Jamaicans been influencing slang music and even diets worldwide long before nikkaz got hip to it. Having people that talk like them, dress like them, eat like them and smoke like them long before you had a clue. I can say this confidently as an African. I have no horse in this race. MY point is Americans like the one that made this thread and his cosigners don't live in reality. Everyone who isn't them is "weird" "corny" etc.

:russell:
1.Op is an WEST AFRICAN from the UK
2.Popular Jamaican music has 3 Afram Main ingredients (Jazz x R&B x Rock). Without those 3 there would be no ska...or reggae...or dancehall. We've already disproved the commonly accepted "Jamaican Hybrid music" theory for hip hop.

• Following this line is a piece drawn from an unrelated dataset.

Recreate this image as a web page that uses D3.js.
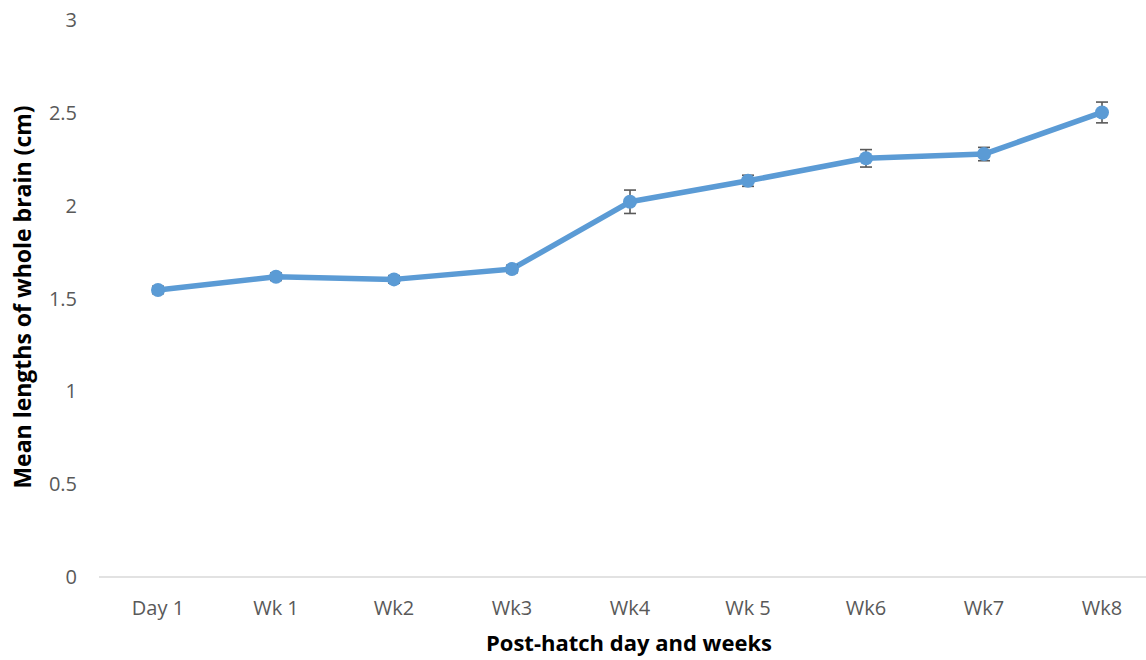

MULTIPLE TIMES.
3.I live here. I'm in Montreal, I was in Toronto. Jamaican-ness is tenuous compared to EVERYBODY UNDER 41 BEING DRESSED LIKE SOME TYPE OF YOUNG BLACK AMERICAN. Same in Halifax...Same in small town Truro...same in small town Brockville...3/5 of y'all major cities are literal clone factories, my nikka. I'm all up through here bro, my people are the prototype, my g.
4.It's like this in the world bro: They have REGGAE NIGHTS...they have lil reggae interest. There's a TINY japanese reggae subculture. Guess what tho? All those people have HUGE HIP HOP SCENES. The only HUGE REGGAE SCENE outside of the caribbean is in HAWAII (some more of my ancestors). I've lived in NYC, Stuttgart, Baltimore, DC, Columbus, Toronto, Montreal, Halifax, San Antonio, New Orleans, ROCHESTER...Guess what they all have in common: THEY LOVE HIP HOP....A popular AMERICAN HIP HOP ACT comes through? It's selling out among everybody. A reggae legend comes through? He MIGHT do numbers...but nothing like a POPULAR HIP HOP OR R&B ACT.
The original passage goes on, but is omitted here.